Patrick Melrose is one of the most distinctive characters in contemporary fiction—an English aristocrat who uses drugs, sex and nihilism to cope with the residual trauma of the sexual abuse he suffered as a boy, at the hands of his psychopathic father. In five short, semi-autobiographical novels that span 40 years, following Patrick from his lonely, privileged youth through his middle-aged attempts to create a loving family for his own sons, author Edward St. Aubyn immerses readers in the often-addled mind of this intelligent, sardonic, wounded man and the people who move in and out of his life. Benedict Cumberbatch—a longtime St. Aubyn fan—was the perfect actor for such a difficult lead role, capturing Patrick’s wit, his depression and his long, slow evolution into a less broken person. Each book has a distinctive tone and set of narrators, and in five episodes that each cover a single novel, writer David Nicholls (2015’s Far from the Madding Crowd) and director Edward Berger (The Terror) make subtle stylistic choices that recreate those differences. “Bad News” is a harrowing lost weekend in New York; “Some Hope” moves fluidly through the social minefield of a society party. The antidote to vague, predictable antihero TV, Patrick Melrose dispelled the aura of romance that so often surrounds such narratives and replaced it with hard-won maturity.

Sharp Objects (HBO, 2018)

HBO set up Sharp Objects as the next Big Little Lies, a murder mystery adapted from a novel of the same name, with an A-list, female-led cast and Wild vet Jean-Marc Vallée in the director’s chair. But Gone Girl author Gillian Flynn’s debut tells a much darker story than its predecessor, one steeped in Southern Gothic grotesquerie rather than soap-opera cattiness. In a performance that ranks among her best, Amy Adams stars as Camille Preaker, an alcoholic, self-harming journalist who reluctantly returns to her small Missouri hometown to report on the murders of two young girls. The visit reunites Camille with her rich, manipulative mother (Patricia Clarkson, terrifying) and a young teen half-sister (Eliza Scanlen, mesmerizing) who’s living a dangerous double life. And the investigation dredges up generations-old trauma within the town over its class stratification, legacy of slavery and chronic mistreatment of women. Beyond acting, writing (from Flynn and creator Marti Noxon, among others) and direction to rival any Oscar winner, Sharp Objects capitalized on vivid sensory elements—the music of Led Zeppelin, the disorienting visual blur of intoxication, the texture of the words Camille scratched onto her skin—to create an uncommonly immersive viewing experience. The result was a psychological thriller with real, visceral resonance.

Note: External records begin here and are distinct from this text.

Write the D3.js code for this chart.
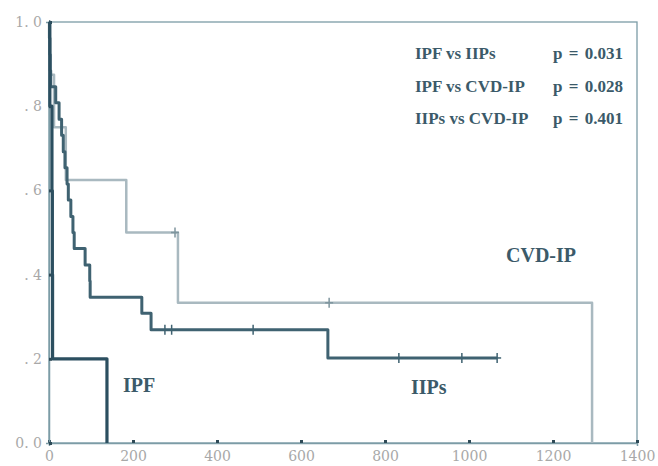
<!DOCTYPE html>
<html>
<head>
<meta charset="utf-8">
<script src="https://cdn.jsdelivr.net/npm/d3@7"></script>
<style>
  body { margin: 0; background: #fff; }
  .tick text { font-family: "DejaVu Serif", "Liberation Serif", serif; fill: #a8a8a8; font-size: 14px; }
  .note { font-family: "Liberation Serif", serif; font-weight: bold; fill: #3b5a69; font-size: 17px; }
  .curve-label { font-size: 20px; }
</style>
</head>
<body>
<div id="chart"></div>
<script>
// survival curves (days vs cumulative survival)
const ipfTime = [0, 2, 7, 8, 8.5, 138];
const ipfSurv = [1.0, 0.8, 0.6, 0.4, 0.2, 0.0];

const iipTime = [0, 1, 2, 3, 4, 16, 24, 30, 34, 38, 43, 46, 52, 57, 60, 86, 97, 98, 221, 243, 664, 1067];
const iipSurv = [1.0, 0.962, 0.923, 0.885, 0.846, 0.808, 0.769, 0.731, 0.692, 0.654, 0.615, 0.577, 0.538, 0.5, 0.462, 0.423, 0.385, 0.346, 0.308, 0.269, 0.202, 0.202];
const iipCensorTime = [276, 292, 486, 833, 983, 1067];
const iipCensorSurv = [0.269, 0.269, 0.269, 0.202, 0.202, 0.202];

const cvdTime = [0, 1, 12, 40, 184, 307, 1293];
const cvdSurv = [1.0, 0.875, 0.75, 0.625, 0.5, 0.333, 0.0];
const cvdCensorTime = [300, 667];
const cvdCensorSurv = [0.5, 0.333];

const xTicks = [0, 200, 400, 600, 800, 1000, 1200, 1400];
const yTicks = [0, 0.2, 0.4, 0.6, 0.8, 1.0];
const yTickLabels = ["0. 0", ". 2", ". 4", ". 6", ". 8", "1. 0"];

const comparisons = ["IPF vs IIPs", "IPF vs CVD-IP", "IIPs vs CVD-IP"];
const pValues = ["p = 0.031", "p = 0.028", "p = 0.401"];

const width = 658, height = 466;
const svg = d3.select('#chart').append('svg')
    .attr('width', width)
    .attr('height', height);

const x = d3.scaleLinear().domain([0, 1400]).range([49, 637]);
const y = d3.scaleLinear().domain([0, 1]).range([443, 22]);

const frameColor = '#7c9ca6';

// frame (top and right)
svg.append('rect')
    .attr('x', x(0)).attr('y', y(1))
    .attr('width', x(1400) - x(0)).attr('height', y(0) - y(1))
    .attr('fill', 'none')
    .attr('stroke', frameColor)
    .attr('stroke-width', 1.3);

// axes
const xAxis = svg.append('g')
    .attr('transform', `translate(0,${y(0)})`)
    .call(d3.axisBottom(x).tickValues(xTicks).tickSize(3).tickFormat(d3.format('d')));
const yAxis = svg.append('g')
    .attr('transform', `translate(${x(0)},0)`)
    .call(d3.axisLeft(y).tickValues(yTicks).tickSize(3).tickFormat((d, i) => yTickLabels[i]));

[xAxis, yAxis].forEach(g => {
    g.select('.domain').attr('stroke', frameColor).attr('stroke-width', 1.5);
    g.selectAll('.tick line').attr('stroke', '#2e4a57').attr('stroke-width', 3);
});
xAxis.selectAll('.tick line').attr('y2', -3).attr('y1', 0);
yAxis.selectAll('.tick line').attr('x2', 3).attr('x1', 0);
xAxis.selectAll('.tick text').attr('y', 18).attr('dy', 0);
yAxis.selectAll('.tick text').attr('x', -7);

const stepLine = d3.line()
    .x(d => x(d[0]))
    .y(d => y(d[1]))
    .curve(d3.curveStepAfter);

function drawCurve(times, surv, color, w) {
    svg.append('path')
        .datum(times.map((t, i) => [t, surv[i]]))
        .attr('d', stepLine)
        .attr('fill', 'none')
        .attr('stroke', color)
        .attr('stroke-width', w)
        .attr('stroke-linejoin', 'round');
}

function drawCensors(times, surv, color) {
    const g = svg.append('g');
    times.forEach((t, i) => {
        g.append('line')
            .attr('x1', x(t)).attr('x2', x(t))
            .attr('y1', y(surv[i]) - 5).attr('y2', y(surv[i]) + 5)
            .attr('stroke', color).attr('stroke-width', 1.5);
        g.append('line')
            .attr('x1', x(t) - 4).attr('x2', x(t) + 4)
            .attr('y1', y(surv[i])).attr('y2', y(surv[i]))
            .attr('stroke', color).attr('stroke-width', 1.5);
    });
}

drawCurve(cvdTime, cvdSurv, '#a9b9c0', 2.5);
drawCensors(cvdCensorTime, cvdCensorSurv, '#7f959e');
drawCurve(iipTime, iipSurv, '#3f6271', 3);
drawCensors(iipCensorTime, iipCensorSurv, '#3f6271');
drawCurve(ipfTime, ipfSurv, '#2c4f60', 3.2);

// p-value box text
comparisons.forEach((c, i) => {
    svg.append('text').attr('class', 'note')
        .attr('x', 415).attr('y', 59 + i * 32.5).text(c);
    svg.append('text').attr('class', 'note')
        .attr('x', 553).attr('y', 59 + i * 32.5)
        .style('word-spacing', '2px').text(pValues[i]);
});

// curve labels
svg.append('text').attr('class', 'note curve-label').attr('x', 506).attr('y', 262).text('CVD-IP');
svg.append('text').attr('class', 'note curve-label').attr('x', 411).attr('y', 394).text('IIPs');
svg.append('text').attr('class', 'note curve-label').attr('x', 123).attr('y', 392).text('IPF');
</script>
</body>
</html>
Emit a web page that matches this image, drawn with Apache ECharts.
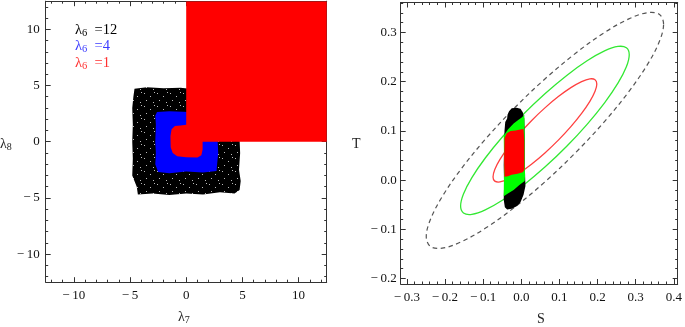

When They See Us (Netflix, 2019)

On April 9, 1989, the 28-year-old white jogger Trisha Meili was beaten, raped and left for dead in Central Park. By the end of the following year, five black and Latino teenagers from Harlem—Korey Wise, Raymond Santana, Kevin Richardson, Yusef Salaam and Antron McCray—had been coerced into confessing and convicted of carrying out the brutal attack, despite zero physical evidence. All were eventually cleared and released, but not before they’d wasted the final years of their childhoods behind bars. With this wrenching four-part miniseries about their ordeal, writer-director Ava DuVernay recast one of the most infuriating instances of institutional racism in post-Jim Crow history, demonstrating how the false convictions irreparably altered the families and futures of children who’d done nothing wrong. Along with laying bare the mechanisms of injustice, When They See Us ensured that viewers got to know its characters as individual people. These portrayals made an immediate real-world impact. After the show appeared on Netflix, prosecutors involved in the case lost jobs, board seats and publishers—and the men formerly known as the Central Park Five are now recognized around the world as the Exonerated Five.